Kirk's interest had long been in human genetics, and in Canberra he undertook population genetic studies of Australian Aborigines, natives of Papua New Guinea and, with local collaborators, inhabitants of India and South Africa. In 1973, he was appointed Head of the Department of Human Biology.
In 1970, Council approved the establishment of a Department of Immunology, and Bede Morris, who had come to Canberra with Colin Courtice in 1958, was appointed Professor and moved from the Department of Experimental Pathology to the new department, with three other academic staff and four PhD students. Initially dispersed in several parts of the building, early in 1973 they came together in the space previously occupied by Catcheside and his staff. Their studies were focused on self/non-self discrimination, with a particular concentration on transplantation biology, using a unique and particularly useful system of pregnant sheep and their foetuses. This made it possible to cannulate the lymphatic system of both mother and foetus and study the development of circulating lymphoid cells in both animals.

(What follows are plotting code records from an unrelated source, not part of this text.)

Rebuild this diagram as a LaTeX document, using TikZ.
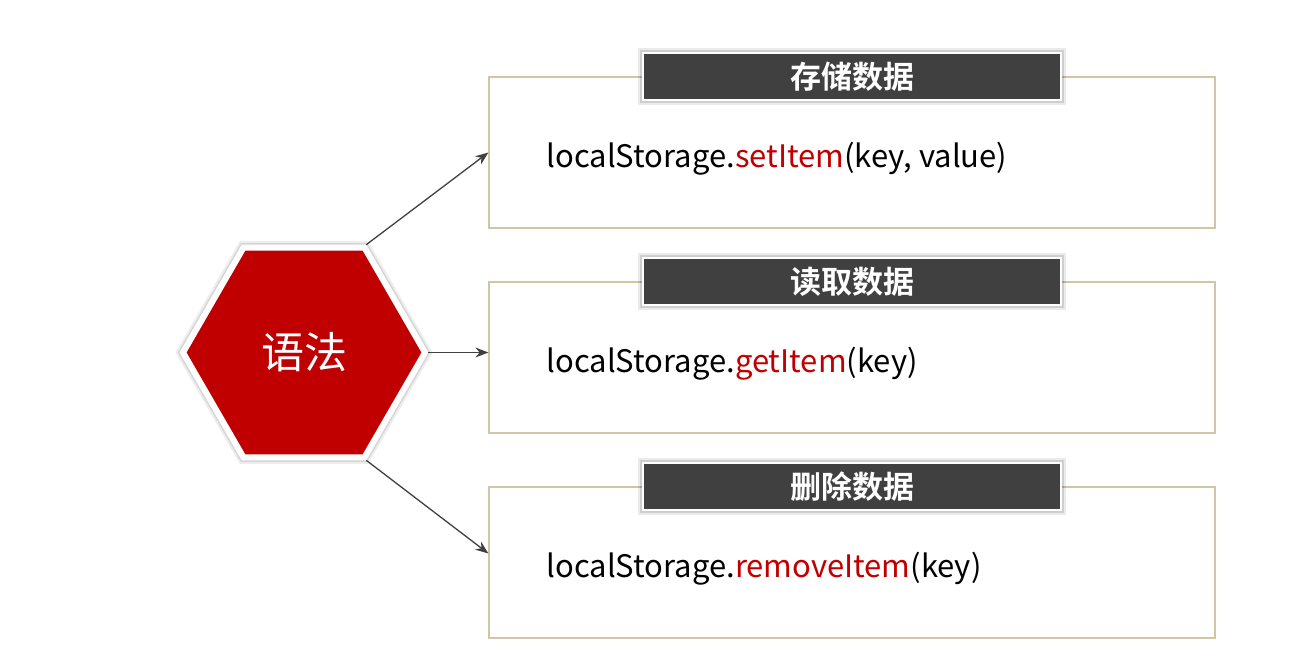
\documentclass[tikz,border=0pt]{standalone}
\usepackage{xcolor}
\usepackage{fontspec}
\setmainfont{Noto Sans CJK SC}
\newfontfamily\cjkbold{Noto Sans CJK SC Bold}
\usepackage{tikz}
\usetikzlibrary{shapes,arrows.meta,positioning,calc}
\definecolor{SynRed}{RGB}{192, 0, 0}
\definecolor{BarGray}{RGB}{64, 64, 64}
\definecolor{PaneTan}{RGB}{208, 198, 166}
\definecolor{ArrowGray}{RGB}{64, 64, 64}

\begin{document}
\begin{tikzpicture}[x=1pt, y=-1pt, node distance=10pt, auto]
  \tikzstyle{pane} = [rectangle, draw=PaneTan, fill=white, minimum width=726pt, minimum height=151pt, line width=1.2pt, inner sep=0pt]
  \tikzstyle{bar} = [rectangle, draw=white, fill=BarGray, minimum width=418pt, minimum height=47pt, line width=2.5pt, text=white, font=\cjkbold\fontsize{31}{36}\selectfont, preaction={draw=black, draw opacity=0.08, line width=10pt}, preaction={draw=black, draw opacity=0.12, line width=6pt}]
  \tikzstyle{code} = [anchor=west, inner sep=0pt, font=\fontsize{31}{36}\selectfont]
  \tikzstyle{hexa} = [regular polygon, regular polygon sides=6, minimum size=242pt, inner sep=0pt, fill=SynRed, draw=white, line width=6pt, text=white, font=\fontsize{43}{50}\selectfont, preaction={draw=black, draw opacity=0.07, line width=13pt}, preaction={draw=black, draw opacity=0.1, line width=9pt}]
  \tikzstyle{link} = [-{Stealth[length=13pt, width=10pt]}, draw=ArrowGray, line width=1.3pt]

  \useasboundingbox (0,0) rectangle (1307,657);

  % three panes with their title bars
  \node [pane] (p1) at (852,152.5) {};
  \node [pane] (p2) at (852,357.5) {};
  \node [pane] (p3) at (852,562.5) {};
  \node [bar] (t1) at (852,76.5) {存储数据};
  \node [bar] (t2) at (852,281.5) {读取数据};
  \node [bar] (t3) at (852,486.5) {删除数据};

  \node [code] (c1) at ($(p1.west)+(58,6)$) {localStorage.\textcolor{SynRed}{setItem}(key, value)};
  \node [code] (c2) at ($(p2.west)+(58,6)$) {localStorage.\textcolor{SynRed}{getItem}(key)};
  \node [code] (c3) at ($(p3.west)+(58,6)$) {localStorage.\textcolor{SynRed}{removeItem}(key)};

  % hexagon
  \node [hexa] (hex) at (304,352.5) {语法};

  \coordinate (a2) at (hex.0 -| p2.west);
  \coordinate (a3) at ($(p3.west)+(0,-9)$);
  \draw [link] (hex.60) -- (p1.west);
  \draw [link] (hex.0) -- (a2);
  \draw [link] (hex.-60) -- (a3);
\end{tikzpicture}
\end{document}
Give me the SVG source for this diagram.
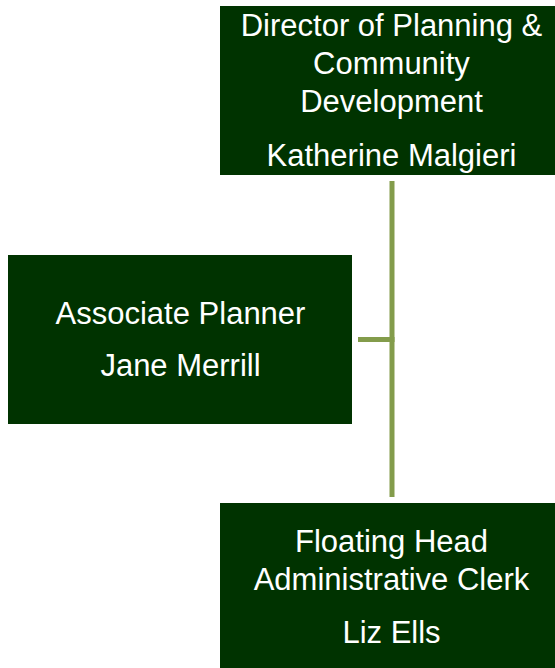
<svg xmlns="http://www.w3.org/2000/svg" width="555" height="668" viewBox="0 0 555 668">
<style>
.box{fill:#003300}
.t{fill:#ffffff;font-family:"Liberation Sans",Arial,sans-serif;font-size:31px;text-anchor:middle}
.c{stroke:#839C4B;stroke-width:5;fill:none}
</style>
<rect width="555" height="668" fill="#ffffff"/>
<g id="connectors">
<line class="c" x1="392" y1="181" x2="392" y2="497"/>
<line class="c" x1="358" y1="339.5" x2="394.5" y2="339.5"/>
</g>
<g id="director">
<rect class="box" x="220" y="6" width="344" height="169"/>
<text class="t" x="391.5" y="36">Director of Planning &amp;</text>
<text class="t" x="391.5" y="74">Community</text>
<text class="t" x="391.5" y="112">Development</text>
<text class="t" x="391.5" y="166">Katherine Malgieri</text>
</g>
<g id="associate">
<rect class="box" x="8" y="255" width="344" height="169"/>
<text class="t" x="180.5" y="324">Associate Planner</text>
<text class="t" x="180.5" y="376">Jane Merrill</text>
</g>
<g id="clerk">
<rect class="box" x="220" y="503" width="344" height="169"/>
<text class="t" x="391.5" y="552">Floating Head</text>
<text class="t" x="391.5" y="590">Administrative Clerk</text>
<text class="t" x="391.5" y="643">Liz Ells</text>
</g>
</svg>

In 1966, David Curtis, Eccles' first PhD student, had been appointed a Professor within the Department of Physiology. In 1973, when space became available in the laboratories occupied by the former Department of Medical Chemistry, he was appointed Professor of Pharmacology, and with his staff moved into some of the vacated laboratories. Research in the new department was concentrated on in vivo studies of the effects of known chemicals administered close to single neurones in various portions of the nervous system of the cat and the relationship of the effects observed to synaptic inhibition or excitation.